Video: Rigging a Zoom Fluke for Albies
August 10, 2016
I’ll be the first to admit that I am no expert when it comes to catching false albacore. However, my 25-plus years of chasing these fun, fast and finicky fish have taught me to trust in the effectiveness of a single lure, to the point where I seldom tie on anything else.
The “secret weapon” in question is the soft-plastic Zoom Fluke—specifically the 5 ½”, pearl or olive-over-pearl version rigged “Texas-style” (i.e., weedless, without additional weight). My preferred hook is a VMC 3/0 wide-gap worm hook, which seems to result in more hook-ups than the traditional long-shank worm hooks commonly used with soft-plastics.
While the Zoom Fluke is fairly light, it has a bit more heft than a Slug-Go or Fin-S-Fish of equivalent length, so you can generally cast it farther. Still, I typically wait until I’m within 30 to 50 feet of the albie school before attempting a cast. And I always position the boat upwind of the fish, as trying to sling an unweighted soft-plastic into a breeze is usually an exercise in frustration.
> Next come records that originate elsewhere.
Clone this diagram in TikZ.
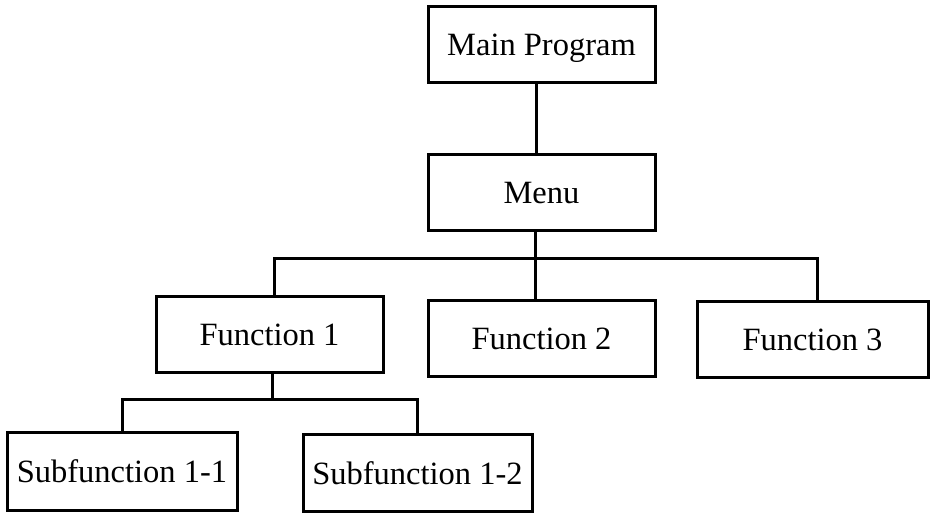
\documentclass[tikz,border=0pt]{standalone}
\usepackage{fontspec}
\setmainfont{Liberation Serif}
\usetikzlibrary{calc}
\begin{document}
\begin{tikzpicture}[x=1pt,y=-1pt,
  box/.style={draw, line width=3pt, rectangle, inner sep=0pt,
    minimum width=#1, minimum height=76pt,
    font=\fontsize{32.5}{38}\selectfont, text height=22pt, text depth=0pt},
  box/.default=227pt,
  link/.style={line width=3pt}]
\useasboundingbox (0,0) rectangle (932,513);
% boxes
\node[box] (main) at (541.5,45) {Main Program};
\node[box] (menu) at (541.5,193) {Menu};
\node[box] (f1) at (269.5,334) {Function 1};
\node[box] (f2) at (541.5,338) {Function 2};
\node[box=231pt] (f3) at (812.5,339) {Function 3};
\node[box=230pt, minimum height=78pt] (s1) at (122,471) {Subfunction 1-1};
\node[box=229pt, minimum height=77pt] (s2) at (417.5,473) {Subfunction 1-2};
% bus levels and connector drop points
\coordinate (bus) at (0,259);
\coordinate (sbus) at (0,399);
\coordinate (mainout) at ($(main.south)+(-5.5,0)$);
\coordinate (menuin) at ($(menu.north)+(-5.5,0)$);
\coordinate (menuout) at ($(menu.south)+(-6,0)$);
\coordinate (f1in) at ($(f1.north)+(4.5,0)$);
\coordinate (f2in) at ($(f2.north)+(-6,0)$);
\coordinate (f3in) at ($(f3.north)+(4.5,0)$);
\coordinate (f1out) at ($(f1.south)+(2.5,0)$);
% connectors
\draw[link] (mainout) -- (menuin);
\draw[link] (menuout) -- (menuout |- bus);
\draw[link] (f1in) |- (f3in |- bus) -- (f3in);
\draw[link] (f2in) -- (f2in |- bus);
\draw[link] (f1out) -- (f1out |- sbus);
\draw[link] (s1.north) |- (s2.north |- sbus) -- (s2.north);
\end{tikzpicture}
\end{document}
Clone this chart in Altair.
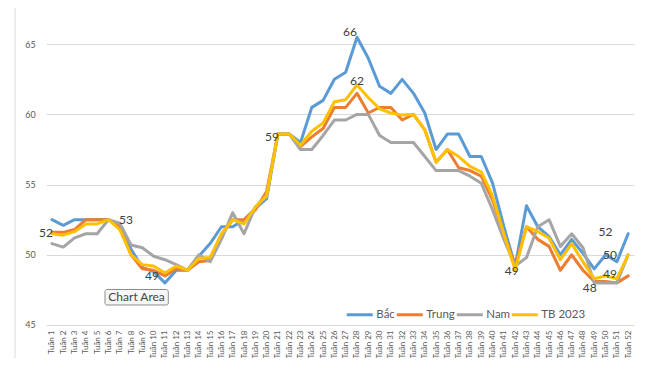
import altair as alt
import pandas as pd

weeks = list(range(1, 53))
series_names = ["Bắc", "Trung", "Nam", "TB 2023"]
series_colors = ["#5B9BD5", "#ED7D31", "#A5A5A5", "#FFC000"]

bac = [52.5, 52.1, 52.5, 52.5, 52.5, 52.5, 52.1, 50.4, 49.1, 48.8, 48.0, 48.9, 48.9, 49.9, 50.8,
       52.0, 52.0, 52.5, 53.3, 54.0, 58.6, 58.6, 58.0, 60.5, 61.0, 62.5, 63.0, 65.5, 64.0, 62.0,
       61.5, 62.5, 61.5, 60.1, 57.5, 58.6, 58.6, 57.0, 57.0, 55.1, 52.0, 49.2, 53.5, 52.0, 51.3,
       50.0, 51.1, 50.1, 49.0, 50.0, 49.5, 51.5]
trung = [51.6, 51.6, 51.8, 52.5, 52.5, 52.5, 52.0, 50.0, 49.0, 48.9, 48.5, 49.0, 48.9, 49.5, 49.6,
         51.4, 52.5, 52.5, 53.2, 54.5, 58.6, 58.6, 57.7, 58.4, 59.0, 60.5, 60.5, 61.5, 60.1, 60.5,
         60.5, 59.6, 60.0, 58.9, 56.6, 57.5, 56.2, 56.0, 55.6, 53.9, 51.5, 49.2, 52.0, 51.1, 50.6,
         48.9, 50.0, 48.9, 48.1, 48.1, 48.0, 48.5]
nam = [50.8, 50.55, 51.2, 51.5, 51.5, 52.5, 52.25, 50.7, 50.5, 49.9, 49.65, 49.3, 48.9, 50.0, 49.5,
       51.1, 53.0, 51.5, 53.4, 54.2, 58.6, 58.6, 57.5, 57.5, 58.5, 59.6, 59.6, 60.0, 60.0, 58.5,
       58.0, 58.0, 58.0, 57.0, 56.0, 56.0, 56.0, 55.6, 55.1, 53.2, 51.1, 49.2, 49.8, 52.0, 52.5,
       50.6, 51.5, 50.5, 48.0, 48.0, 48.0, 50.0]
tb2023 = [51.5, 51.4, 51.65, 52.2, 52.2, 52.5, 51.8, 50.0, 49.3, 49.2, 48.7, 49.2, 48.9, 49.75, 49.8,
          51.5, 52.5, 52.2, 53.4, 54.2, 58.6, 58.6, 57.8, 58.8, 59.4, 60.9, 61.05, 62.1, 61.2, 60.4,
          60.1, 59.95, 60.0, 58.9, 56.6, 57.5, 57.0, 56.3, 55.9, 54.2, 51.5, 48.9, 52.0, 51.65, 51.2,
          49.65, 50.8, 49.5, 48.3, 48.5, 48.3, 50.0]

label_texts = ["52", "53", "49", "59", "66", "62", "49", "52", "50", "49", "48"]
label_weeks = [0.47, 7.55, 9.85, 20.47, 27.37, 28.0, 41.7, 50.0, 50.4, 50.4, 48.6]
label_values = [51.57, 52.5, 48.5, 58.4, 65.9, 62.4, 48.86, 51.6, 50.0, 48.65, 47.6]

y_ticks = [45, 50, 55, 60, 65]

rows = []
for name, vals in zip(series_names, [bac, trung, nam, tb2023]):
    for w, v in zip(weeks, vals):
        rows.append({"week": w, "value": v, "series": name})
df = pd.DataFrame(rows)
labels_df = pd.DataFrame({"week": label_weeks, "value": label_values, "txt": label_texts})

FONT = "Lato"
x_scale = alt.Scale(domain=[0.5, 52.5], nice=False, zero=False)
y_scale = alt.Scale(domain=[45, 67.58], nice=False, zero=False)

x_axis = alt.Axis(values=weeks, labelExpr="'Tuần ' + datum.value", labelAngle=270,
                  labelAlign="right", labelBaseline="middle", labelFontSize=8,
                  labelPadding=5, ticks=False, grid=False, labelOverlap=False,
                  labelFlush=False, labelBound=False, domainColor="#D9D9D9",
                  labelColor="#595959", labelFont=FONT)
y_axis = alt.Axis(values=y_ticks, ticks=False, domain=False, labelPadding=11,
                  labelFontSize=9, labelColor="#595959", gridColor="#D9D9D9",
                  labelFont=FONT)

lines = alt.Chart(df).mark_line(strokeWidth=3, strokeJoin="round", strokeCap="round").encode(
    x=alt.X("week:Q", scale=x_scale, title=None, axis=x_axis),
    y=alt.Y("value:Q", scale=y_scale, title=None, axis=y_axis),
    color=alt.Color("series:N", sort=series_names,
                    scale=alt.Scale(domain=series_names, range=series_colors),
                    legend=alt.Legend(title=None, orient="none", legendX=299, legendY=292,
                                      direction="horizontal", symbolType="stroke",
                                      symbolStrokeWidth=3, symbolSize=676, labelFontSize=11.5,
                                      labelColor="#595959", labelFont=FONT, columnPadding=-7,
                                      labelOffset=2)),
    detail="series:N",
)

texts = alt.Chart(labels_df).mark_text(fontSize=12, color="#404040", font=FONT,
                                       align="center", baseline="middle").encode(
    x=alt.X("week:Q", scale=x_scale, title=None, axis=x_axis),
    y=alt.Y("value:Q", scale=y_scale, title=None, axis=y_axis),
    text="txt:N",
)

one = alt.Data(values=[{"a": 1}])
left_border = alt.Chart(one).mark_rule(color="#D9D9D9", strokeWidth=1).encode(
    x=alt.value(-31.3), y=alt.value(-8), y2=alt.value(355))
right_border = alt.Chart(one).mark_rule(color="#D9D9D9", strokeWidth=1).encode(
    x=alt.value(600.7), y=alt.value(-8), y2=alt.value(358))

tip_box = alt.Chart(one).mark_rect(fill="#F7F7F7", stroke="#8C8C8C", strokeWidth=1,
                                   cornerRadius=2).encode(
    x=alt.value(58.7), x2=alt.value(122), y=alt.value(281.5), y2=alt.value(297))
tip_text = alt.Chart(one).mark_text(text="Chart Area", fontSize=12, color="#444444", font=FONT,
                                    align="center", baseline="middle").encode(
    x=alt.value(90.3), y=alt.value(289.5))

chart = alt.layer(lines, texts, left_border, right_border, tip_box, tip_text).properties(
    width=587.5, height=317,
    autosize=alt.AutoSizeParams(type="none"),
    padding={"left": 38.3, "top": 0, "right": 8, "bottom": 33},
    background="white",
).configure_view(stroke=None).configure_axisX(labelOverlap=False)

chart.save("out.html", embed_options={"renderer": "svg", "actions": False})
The Zoom Fluke also draws blind strikes on occasion, so be sure to cast it into areas where the fish have just popped up. Twitch it on or just below the surface. No need for a fast retrieve here.
I fish the Fluke on a 7 ½’, light-action spinning rod and a medium-size reel filled with 8- to 12-pound-test mono or 20-pound-test braided line. I like to use a wind-on leader system comprising a Spider Hitch in the main line followed by a Bristol knot to attach three feet of 20-pound-test fluorocarbon leader. This setup allows me to reel the leader inside the upper rod guide for improved casting accuracy. I tie the Zoom Fluke to the leader with an improved clinch knot or Palomar knot.
Aside from its lightness, the other drawback to the Zoom Fluke is that it tends to create line twist, which can lead to horrific tangles—usually when a school pops up next to the boat. That’s why I always keep more than one outfit rigged with a Fluke.
Tie the leader to the eye of the hook and place the hook alongside the Fluke’s body to see where the point should enter. Remember to factor in the length of the knot, as you want the tip of the bait to cover the knot when you’re done.
If you’re new to rigging soft-plastics, you may want to mark the spot where the hook point will exit the bait.
Holding the lure slit-side down, insert the hook point dead-center in the tip of the bait and exit about a ¼” below the tip on the underside of the bait.
Pull the hook through the bait, stopping when the eye reaches the tip then turn the hook around so the point is facing the body.
Insert the hook point in the center of the belly slit at roughly a 45-degree angle. You will need to slightly bend the body of the lure so that the hook point exits at the pre-marked spot.
Push the hook point through the center of the body. Continue threading the hook shank into the pocket or belly slit. When done, the point should sit flush against the body. Finish by pushing the tip of the bait over the eye of the hook and the knot.